Nas artes, também surge, com a liberdade de não apresentar a indicação completa da origem, como pode ser visto na música “O Estrangeiro” de Caetano Veloso. Nas citações, o aspecto mais importante é o crédito ao autor – a ideia é utilizar as ideias ou defesas de outrem para reforçar um ponto de vista próprio.

O pintor Paul Gauguin amou a luz da Baía de Guanabara
O compositor Cole Porter adorou as luzes na noite dela
A Baía de Guanabara
O antropólogo Claude Levy-Strauss detestou a Baía de Guanabara:
Pareceu-lhe uma boca banguela.
E eu, menos a conhecera, mais a amara?
Sou cego de tanto vê-la, de tanto tê-la estrela
O que é uma coisa bela?” (…)

Trecho de “O Estrangeiro”, de Caetano Veloso

Paráfrase

A paráfrase retoma uma ideia ou conceito com reprodução semelhante da utilizada originalmente, mas com diferenças de estilo ou de contexto, com o intuito de fazer com que o público possa recuperar a informação original.

O termo em si é derivado do latim paraphrasis, com referências ao grego antigo, cujo significado é “maneira adicional de expressar-se”. O intuito da paráfrase é exatamente esse: ao invés de pura e simplesmente apropriar-se do discurso de outra obra, o autor reelabora o discurso com seu próprio estilo, com o objetivo de referir a obra original, mas também incluir informações novas ou complementares.

Alusão

A alusão consiste no estabelecimento do diálogo com outro texto por meio de uma sugestão – para quem é fã de filmes de Hollywood, é possível identificar ocorrências de alusões a todo momento.
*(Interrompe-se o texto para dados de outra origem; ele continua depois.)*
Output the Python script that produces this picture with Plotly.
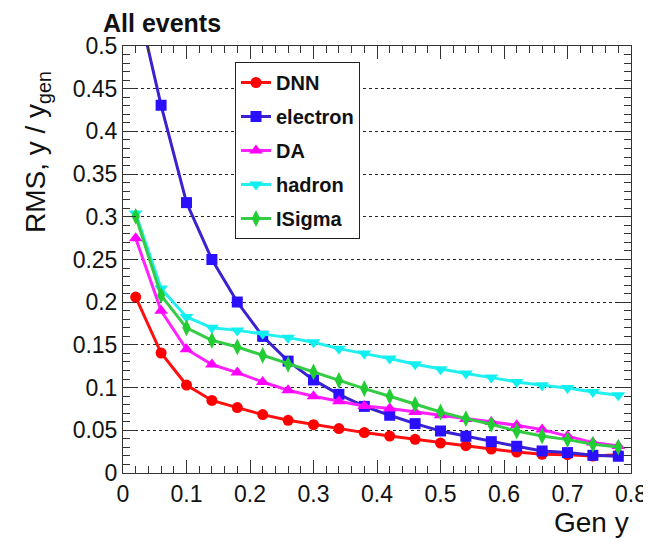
import plotly.graph_objects as go

gen_y = [0.02, 0.06, 0.10, 0.14, 0.18, 0.22, 0.26, 0.30, 0.34, 0.38,
         0.42, 0.46, 0.50, 0.54, 0.58, 0.62, 0.66, 0.70, 0.74, 0.78]

dnn = [0.206, 0.1405, 0.103, 0.085, 0.0766, 0.0684, 0.0617, 0.0566, 0.052, 0.0473,
       0.0433, 0.0395, 0.0351, 0.032, 0.028, 0.0246, 0.0219, 0.0215, 0.0199, 0.0215]
electron = [0.56, 0.4306, 0.3166, 0.250, 0.2002, 0.160, 0.131, 0.109, 0.0921, 0.078,
            0.0676, 0.0578, 0.0492, 0.043, 0.0367, 0.0313, 0.0258, 0.0239, 0.0207, 0.0196]
da = [0.275, 0.19, 0.1449, 0.127, 0.1176, 0.1066, 0.0969, 0.0898, 0.084, 0.0785,
      0.0754, 0.0714, 0.0676, 0.0633, 0.0598, 0.0559, 0.0508, 0.0433, 0.0356, 0.0316]
hadron = [0.304, 0.216, 0.1827, 0.170, 0.167, 0.163, 0.1585, 0.153, 0.1456, 0.1398,
          0.134, 0.1273, 0.1214, 0.1164, 0.1117, 0.1066, 0.1027, 0.0996, 0.0949, 0.091]
isigma = [0.3006, 0.208, 0.170, 0.1554, 0.1476, 0.1378, 0.1273, 0.1183, 0.1085, 0.0988,
          0.0898, 0.0804, 0.0714, 0.0637, 0.057, 0.0492, 0.0433, 0.0391, 0.0336, 0.0304]

names = ["DNN", "electron", "DA", "hadron", "ISigma"]
series = [dnn, electron, da, hadron, isigma]
x_ticks = [0, 0.1, 0.2, 0.3, 0.4, 0.5, 0.6, 0.7, 0.8]
x_labels = ["0", "0.1", "0.2", "0.3", "0.4", "0.5", "0.6", "0.7", "0.8"]
y_ticks = [0, 0.05, 0.1, 0.15, 0.2, 0.25, 0.3, 0.35, 0.4, 0.45, 0.5]
y_labels = ["0", "0.05", "0.1", "0.15", "0.2", "0.25", "0.3", "0.35", "0.4", "0.45", "0.5"]

line_colors = ["#ff1010", "#3a22d0", "#ff22ff", "#22f0f0", "#33cc44"]
marker_colors = ["#ff0000", "#2a10ff", "#ff00ff", "#10f0f0", "#22cc33"]
symbols = ["circle", "square", "triangle-up", "triangle-down", "diamond-tall"]
sizes = [11, 11, 12, 12, 12]

FONT = "Liberation Sans, Arial, Helvetica, sans-serif"

# the page body keeps its default 8px margin: the figure starts at (8, 8)
# in the 651x547 window and reaches its right edge
OFF = 8
W, H = 651 - OFF, 547 - 2 * OFF
L, R, T, B = 123 - OFF, 651 - 631, 46 - OFF, 547 - OFF - 473
PW, PH = W - L - R, H - T - B

fig = go.Figure()
for n, s, lc, mc, sym, sz in zip(names, series, line_colors, marker_colors, symbols, sizes):
    fig.add_trace(go.Scatter(
        x=gen_y, y=s, name=n, mode="lines+markers", legendgroup=n,
        line=dict(color=lc, width=3),
        marker=dict(color=mc, symbol=sym, size=sz, line=dict(width=0)),
        cliponaxis=True,
    ))

axis_common = dict(
    showline=True, linecolor="#333333", linewidth=1, mirror="ticks",
    ticks="inside", tickcolor="#333333", ticklen=13, tickwidth=1,
    zeroline=False, automargin=False, ticklabeloverflow="allow",
    tickfont=dict(family=FONT, size=23, color="#111111"),
)

fig.update_xaxes(
    range=[0, 0.8], showgrid=False,
    tickvals=x_ticks, ticktext=x_labels,
    minor=dict(ticks="inside", ticklen=7, dtick=0.02, tick0=0, tickcolor="#333333", showgrid=False),
    **axis_common,
)
fig.update_yaxes(
    range=[0, 0.5],
    tickvals=y_ticks, ticktext=y_labels,
    showgrid=True, gridcolor="#222222", gridwidth=1, griddash="dot",
    minor=dict(ticks="inside", ticklen=7, dtick=0.01, tick0=0, tickcolor="#333333", showgrid=False),
    **axis_common,
)

fig.update_layout(
    width=W, height=H, autosize=False,
    margin=dict(l=L, r=R, t=T, b=B, pad=0),
    paper_bgcolor="white", plot_bgcolor="white",
    title=dict(text="<b>All events</b>", x=(103 - OFF) / W, xanchor="left", xref="container",
               y=1 - 6 / H, yanchor="top", pad=dict(t=0, b=0, l=0, r=0),
               font=dict(family=FONT, size=25, color="#111111")),
    showlegend=True,
    legend=dict(
        x=(235 - OFF - L) / PW, y=(PH - (62 - OFF - T)) / PH, xanchor="left", yanchor="top",
        bgcolor="white", bordercolor="#222222", borderwidth=1,
        font=dict(family=FONT, size=20, color="#111111", weight="bold"),
        itemwidth=30, tracegroupgap=5, traceorder="grouped",
    ),
    annotations=[
        dict(text="Gen y", xref="paper", yref="paper", x=1.0, y=-32 / PH,
             xanchor="right", yanchor="top", showarrow=False,
             font=dict(family=FONT, size=28, color="#111111")),
        dict(text="RMS, y / y<sub>gen</sub>", xref="paper", yref="paper",
             x=-(L - (38 - OFF)) / PW, y=1 - 23 / PH, xanchor="center", yanchor="top",
             textangle=-90, showarrow=False,
             font=dict(family=FONT, size=28, color="#111111")),
    ],
)

fig.write_html("out.html")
Diretores como Quentin Tarantino se tornaram famosos com alusões (embora também usem de citações, paráfrases e outros recursos) a outras obras, momentos da humanidade, propagandas, costumes de determinadas épocas e muito mais.
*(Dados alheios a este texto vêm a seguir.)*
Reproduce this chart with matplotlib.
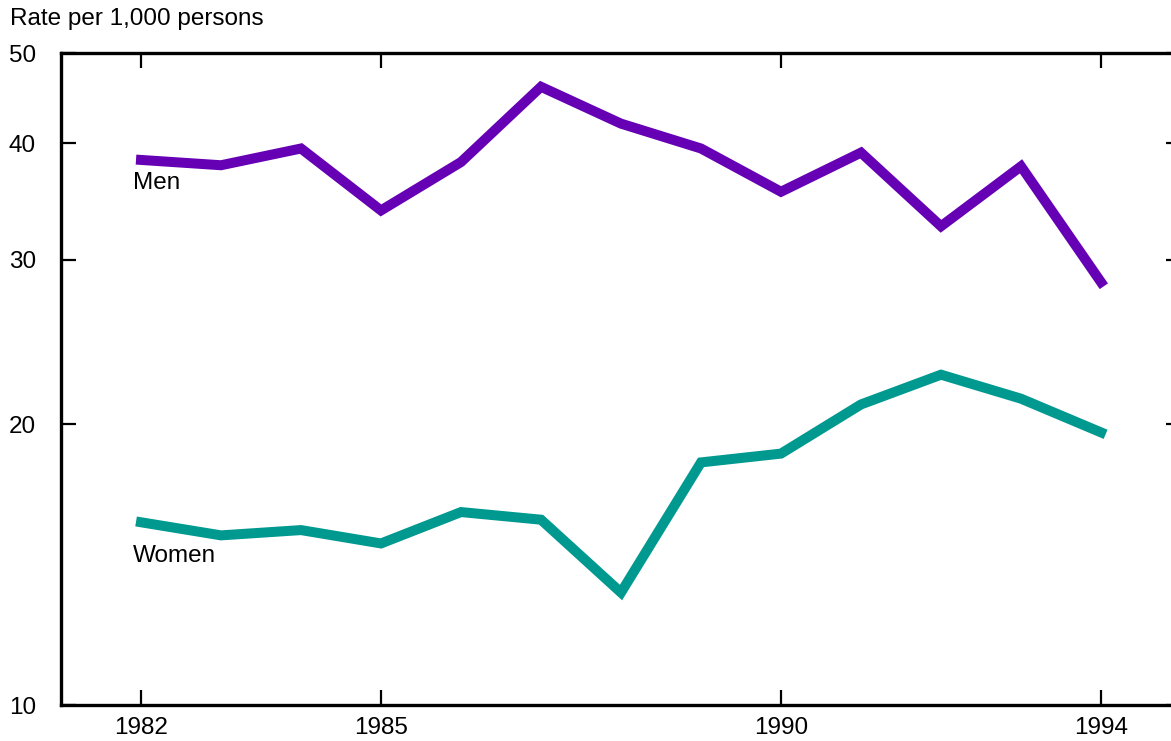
import matplotlib.pyplot as plt
from matplotlib.ticker import FixedLocator, NullLocator, FixedFormatter

plt.rcParams['font.family'] = ['Liberation Sans', 'DejaVu Sans']

# Data (rate per 1,000 persons)
years = [1982, 1983, 1984, 1985, 1986, 1987, 1988, 1989, 1990, 1991, 1992, 1993, 1994]
men = [38.4, 37.9, 39.5, 33.9, 38.2, 46.0, 42.0, 39.5, 35.5, 39.1, 32.6, 37.8, 28.4]
women = [15.7, 15.2, 15.4, 14.9, 16.1, 15.8, 13.2, 18.2, 18.6, 21.0, 22.6, 21.3, 19.6]

x_ticks = [1982, 1985, 1990, 1994]
y_ticks = [10, 20, 30, 40, 50]

W, H = 1171, 741
FS = 17.5
fig = plt.figure(figsize=(W / 100, H / 100), dpi=100)
ax = fig.add_axes([61 / W, 36 / H, 1120 / W, 652 / H])

ax.plot(years, men, color='#6600b5', lw=7.2, solid_joinstyle='miter', zorder=3)
ax.plot(years, women, color='#009990', lw=7.2, solid_joinstyle='miter', zorder=3)

ax.set_yscale('log')
ax.set_ylim(10, 50)
ax.set_xlim(1981, 1995)

ax.yaxis.set_major_locator(FixedLocator(y_ticks))
ax.yaxis.set_major_formatter(FixedFormatter([str(v) for v in y_ticks]))
ax.yaxis.set_minor_locator(NullLocator())
ax.set_xticks(x_ticks)
ax.set_xticklabels([str(v) for v in x_ticks])

for s in ax.spines.values():
    s.set_linewidth(2.4)

ax.tick_params(axis='x', direction='in', top=True, length=11, width=1.6,
               labelsize=FS, pad=9)
ax.tick_params(axis='y', direction='in', right=True, length=11, width=1.6,
               labelsize=FS, pad=18)

ax.text(1981.9, 36.3, 'Men', fontsize=FS, ha='left', va='center')
ax.text(1981.9, 14.45, 'Women', fontsize=FS, ha='left', va='center')

fig.text(10 / W, 1 - 19 / H, 'Rate per 1,000 persons', fontsize=FS,
         ha='left', va='center')

fig.savefig('out.png', dpi=100)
Em Pulp Fiction: Tempo de Violência, por exemplo, Tarantino aproveitou o ator John Travolta e fez, no filme, alusões claras a outros sucessos do próprio ator, tais como Grease, nos Tempos da Brilhantina e Nos Embalos de Sábado à Noite.

A alusão nunca declara ou aponta diretamente a referência e confia na bagagem cultural da própria audiência para que as referências à obra aludida sejam detectadas.

Referência

Convenciona-se considerar a referência uma menção mais óbvia, que não chega a ser uma citação, mas é muito claramente ligada a uma obra anterior. É bastante usada em textos acadêmicos e científicos, quando o claro objetivo é dar o crédito a uma obra usada para consulta, mas sem recorrer a uma simples inclusão de um excerto.

Contudo, na literatura a referência é igualmente possível. Por exemplo, mencionar o título de um romance ou o nome de algum personagem célebre de outro autor em sua obra: no conto “Missa do Galo”, de Machado de Assis, por exemplo, o narrador cita sua leitura de Os Três Mosqueteiros de Alexandre Dumas.

“Tinha comigo um romance, Os Três Mosqueteiros, velha tradução creio do Jornal do Comércio. Sentei-me à mesa que havia no centro da sala, e à luz de um candeeiro de querosene, enquanto a casa dormia, trepei ainda uma vez ao cavalo magro de D’Artagnan e fui-me às aventuras. Dentro em pouco estava completamente ébrio de Dumas”

Trecho de Missa do Galo, obra de Machado de Assis.

Referências:

  • STAM, Robert. Bakhtin: Da Teoria Literária à Cultura de Massa. São Paulo: Ática,
    2000. (Série Temas Literatura e Sociedade, v.20).